What Does A Step-Change In AI Image Generation Quality Mean? – Thomas Lancaster’s Blog

admin April 1, 2025

0 1 3 minutes read

The quality of output from generative AI systems, when directed well by a skilled user, continues to improve at a rapid rate. This post is motivated by the improved image generation capabilities of ChatGPT within the 4o model as released in March 2025, but the general principles will likely apply to many future systems.

Prefer to watch rather than read?

Watch a video version of this blog post below. The content of this post is largely based on the video.

What Makes ChatGPT-4o’s Image Generation Different?

The image generation pipeline used by ChatGPT 4o is rather different to previous versions. Three main advances stand out to me as being the most useful in an educational setting:

Text Generation: One of the most significant improvements is the model’s ability to spell and write coherent words within images. This works whether you supply the words or let the model determine the best text to display. There can still be errors, but these are far fewer than there were previously.
Character Consistency: It is now much easier to achieve consistency in characters from one image to the next. This opens up possibilities like producing storybooks or comic strips featuring the same characters across multiple panels or pages.
Overall Quality: My experience is that the quality of the images, the designs, and the realism appear improved over many previous models.

What are some practical uses of this technology?

I’ve shared a lot of examples of the type of images that can be generated in the accompanying video and on social media. But think about useful areas like translating text in images, creating photos of product prototypes, designing newsletter templates, producing educational card games, or producing infographics.

At the more fun side of things, how about making fresh memes or comic strips? Or maybe just some cats doing their laundry?

Even the slides I used in the video were created as images in ChatGPT. I’ve used the sketchnote format, which I think is different and visually appealing, if nothing else (and I say that as someone with limited ability to draw).

I’ve also found that ChatGPT 4o is very good at taking a single image of a human, then converting them to different artistic formats, changing their location, or changing outfits.

There are a few examples in the picture below.

There are downsides…

While this all sounds incredibly positive, we must also consider the dangers. Any technology can be intentionally misused or accidentally used in ways not originally intended.

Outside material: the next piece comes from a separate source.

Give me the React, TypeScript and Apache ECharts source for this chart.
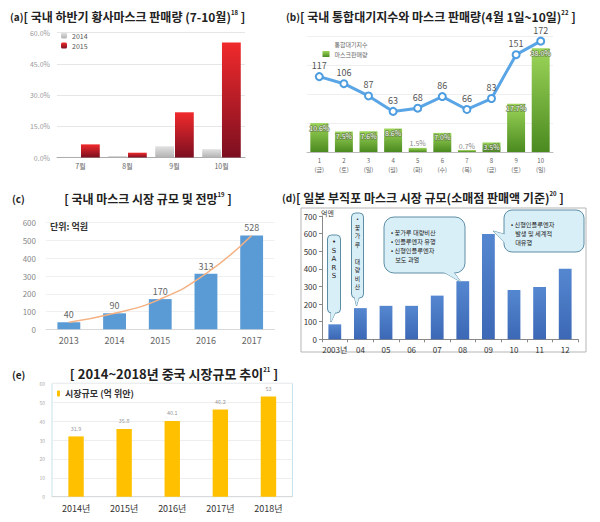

Images can be misused. Imagine fake news stories spreading rapidly through social media, made more convincing by realistic visuals involving celebrities or figures of authority. You could even fake screenshots, like fabricated Wikipedia pages or phone conversations, to lend credibility to false narratives. It’s amazing how quickly viral stories spread, and realistic visuals exacerbate this risk.

Here’s a humorous example of a fake conversation on an iPhone. The scenario and content both came from ChatGPT. This example is not particularly dangerous, but I’m sure you can imagine how other conversations could be used to mislead or to provide fake evidence.

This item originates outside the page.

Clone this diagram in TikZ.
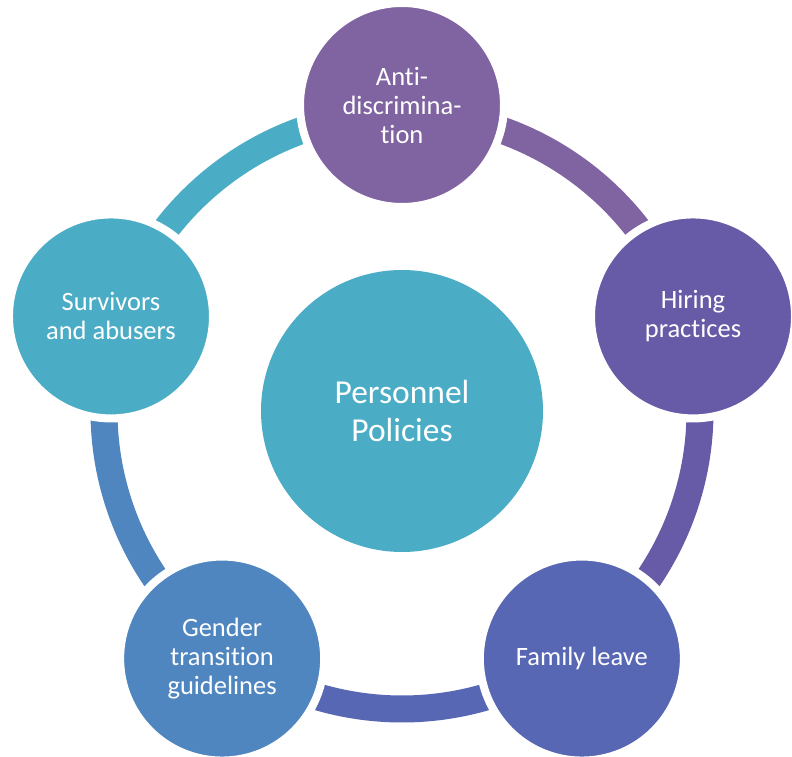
\documentclass[tikz,border=0pt]{standalone}
\usepackage{fontspec}
\setmainfont{Carlito}[Ligatures=NoCommon]
\usetikzlibrary{calc}
\definecolor{cTeal}{HTML}{4BACC6}
\definecolor{cBlue}{HTML}{4F86BF}
\definecolor{cIndigo}{HTML}{5867B3}
\definecolor{cViolet}{HTML}{675BA8}
\definecolor{cPurple}{HTML}{8064A2}
\begin{document}
\begin{tikzpicture}[x=1pt,y=1pt,
  outer/.style={circle, minimum size=204pt, inner sep=0pt, draw=white, line width=8pt,
    text=white, align=center, font=\fontsize{26.5}{29}\selectfont},
  hub/.style={circle, minimum size=282pt, inner sep=0pt, fill=cTeal,
    text=white, align=center, font=\fontsize{33.5}{38}\selectfont},
  seg/.style={line width=27pt, line cap=butt}]
\useasboundingbox (0,0) rectangle (792,757);
\coordinate (ctr) at (402,346);
% ring segments
\draw[seg, cTeal]   ([shift={(162:298pt)}]ctr) arc[start angle=162, end angle=90,   radius=298pt];
\draw[seg, cPurple] ([shift={(90:298pt)}]ctr)  arc[start angle=90,  end angle=18,   radius=298pt];
\draw[seg, cViolet] ([shift={(18:298pt)}]ctr)  arc[start angle=18,  end angle=-54,  radius=298pt];
\draw[seg, cIndigo] ([shift={(-54:298pt)}]ctr) arc[start angle=-54, end angle=-126, radius=298pt];
\draw[seg, cBlue]   ([shift={(-126:298pt)}]ctr) arc[start angle=-126, end angle=-198, radius=298pt];
% centre
\node[hub] (hub) at (ctr) {Personnel\\Policies};
% outer circles
\node[outer, fill=cPurple] (anti) at ([shift={(90:306pt)}]ctr) {Anti-\\discrimina-\\tion};
\node[outer, fill=cViolet] (hire) at ([shift={(18:306pt)}]ctr) {Hiring\\practices};
\node[outer, fill=cIndigo] (fam) at ([shift={(-54:306pt)}]ctr) {Family leave};
\node[outer, fill=cBlue] (gend) at ([shift={(-126:306pt)}]ctr) {Gender\\transition\\guidelines};
\node[outer, fill=cTeal] (surv) at ([shift={(162:306pt)}]ctr) {Survivors\\and abusers};
\end{tikzpicture}
\end{document}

We do need to think about responsible use

This technology always seems incredibly useful and I believe it’s worth exploring further. But we also have to raise awareness of all the risks that come with relying on this type of technology, and how easily people can be tricked into believing the information in an image is real.

Please do ensure that support networks are in place for people you know who might be susceptible to misinformation or scams amplified by this technology. A convincing fake newspaper story or celebrity endorsement is now easier to create than ever before. Convincing visuals can make scams more potent.

Even within an academic setting, think how easily students (or other people involved in the educational process) can be misled.

This technology, like all types of Generative AI, will only get faster and better. Let’s embrace its potential while remaining vigilant about its challenges.